Work to do:
Copy the lines of the data below exactly, starting at the first and stopping after the line that contains "(d2) at (541,684);"; include no pictures.

Provided material:

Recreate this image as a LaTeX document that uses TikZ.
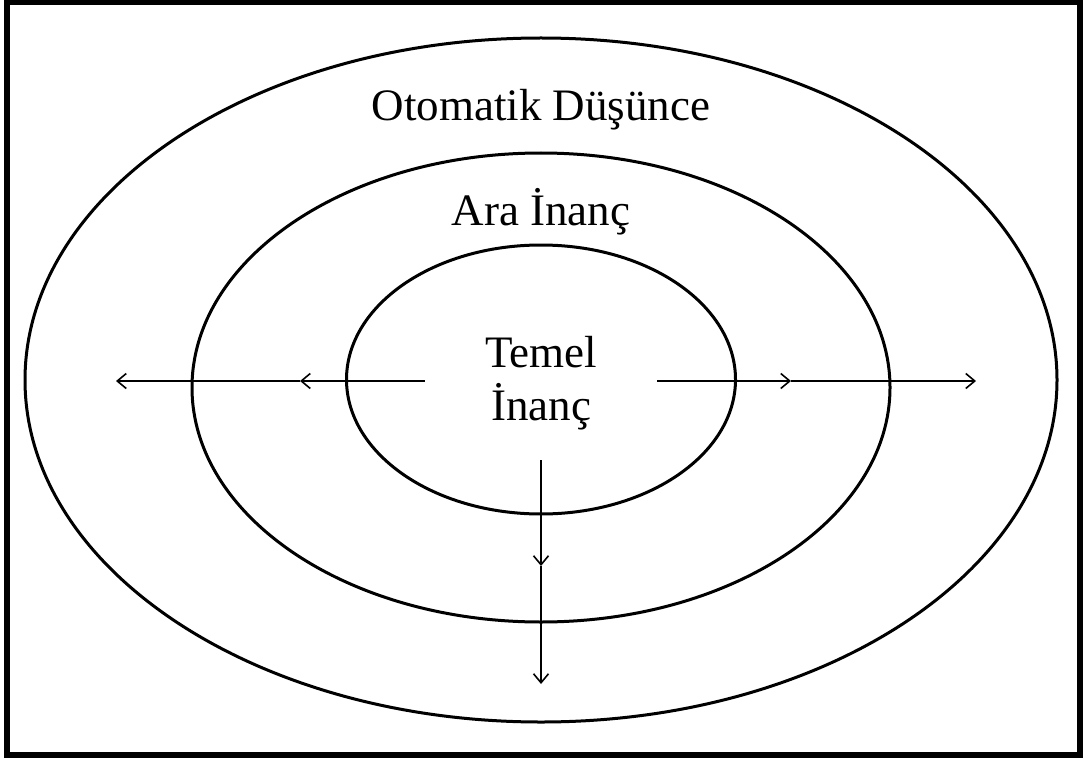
\documentclass[tikz,border=0pt]{standalone}
\usepackage{fontspec}
\setmainfont{Liberation Serif}
\usepackage{tikz}
\usetikzlibrary{arrows.meta,positioning,shapes.geometric}
\tikzset{
  ring/.style={ellipse, draw=black, line width=3pt, inner sep=0pt},
  label/.style={font=\fontsize{45}{50}\selectfont, align=center, inner sep=0pt},
  arrow/.style={-{Straight Barb[length=9pt,width=15pt,line width=1.6pt]}, line width=1.6pt, draw=black}
}

\begin{document}
\begin{tikzpicture}[x=1pt, y=-1pt]
\useasboundingbox (0,0) rectangle (1086,762);
\draw[line width=6pt] (6.5,2.5) rectangle (1079.5,755);

\node[ring, minimum width=1032pt, minimum height=684pt] (outer) at (541,380) {};
\node[ring, minimum width=698pt, minimum height=469pt] (middle) at (541,387.5) {};
\node[ring, minimum width=389pt, minimum height=269pt] (inner) at (541,379.5) {};

\node[label] (oto) at (541,110) {Otomatik Düşünce};
\node[label] (ara) at (541,212) {Ara İnanç};
\node[label, minimum width=232pt, minimum height=154pt] (temel) at (541,383) {Temel\\[3pt]İnanç};

\coordinate (l1) at (300,381);
\coordinate (l2) at (116,381);
\coordinate (r1) at (791,381);
\coordinate (r2) at (976,381);
\coordinate (d1) at (541,566);
\coordinate (d2) at (541,684);

\draw[arrow] (temel.west |- l1) -- (l1);
\draw[arrow] (l1) -- (l2);
\draw[arrow] (temel.east |- r1) -- (r1);
\draw[arrow] (r1) -- (r2);
\draw[arrow] (temel.south) -- (d1);
\draw[arrow] (d1) -- (d2);
\end{tikzpicture}
\end{document}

Answer for the task:
Recreate this image as a LaTeX document that uses TikZ.
\documentclass[tikz,border=0pt]{standalone}
\usepackage{fontspec}
\setmainfont{Liberation Serif}
\usepackage{tikz}
\usetikzlibrary{arrows.meta,positioning,shapes.geometric}
\tikzset{
  ring/.style={ellipse, draw=black, line width=3pt, inner sep=0pt},
  label/.style={font=\fontsize{45}{50}\selectfont, align=center, inner sep=0pt},
  arrow/.style={-{Straight Barb[length=9pt,width=15pt,line width=1.6pt]}, line width=1.6pt, draw=black}
}

\begin{document}
\begin{tikzpicture}[x=1pt, y=-1pt]
\useasboundingbox (0,0) rectangle (1086,762);
\draw[line width=6pt] (6.5,2.5) rectangle (1079.5,755);

\node[ring, minimum width=1032pt, minimum height=684pt] (outer) at (541,380) {};
\node[ring, minimum width=698pt, minimum height=469pt] (middle) at (541,387.5) {};
\node[ring, minimum width=389pt, minimum height=269pt] (inner) at (541,379.5) {};

\node[label] (oto) at (541,110) {Otomatik Düşünce};
\node[label] (ara) at (541,212) {Ara İnanç};
\node[label, minimum width=232pt, minimum height=154pt] (temel) at (541,383) {Temel\\[3pt]İnanç};

\coordinate (l1) at (300,381);
\coordinate (l2) at (116,381);
\coordinate (r1) at (791,381);
\coordinate (r2) at (976,381);
\coordinate (d1) at (541,566);
\coordinate (d2) at (541,684);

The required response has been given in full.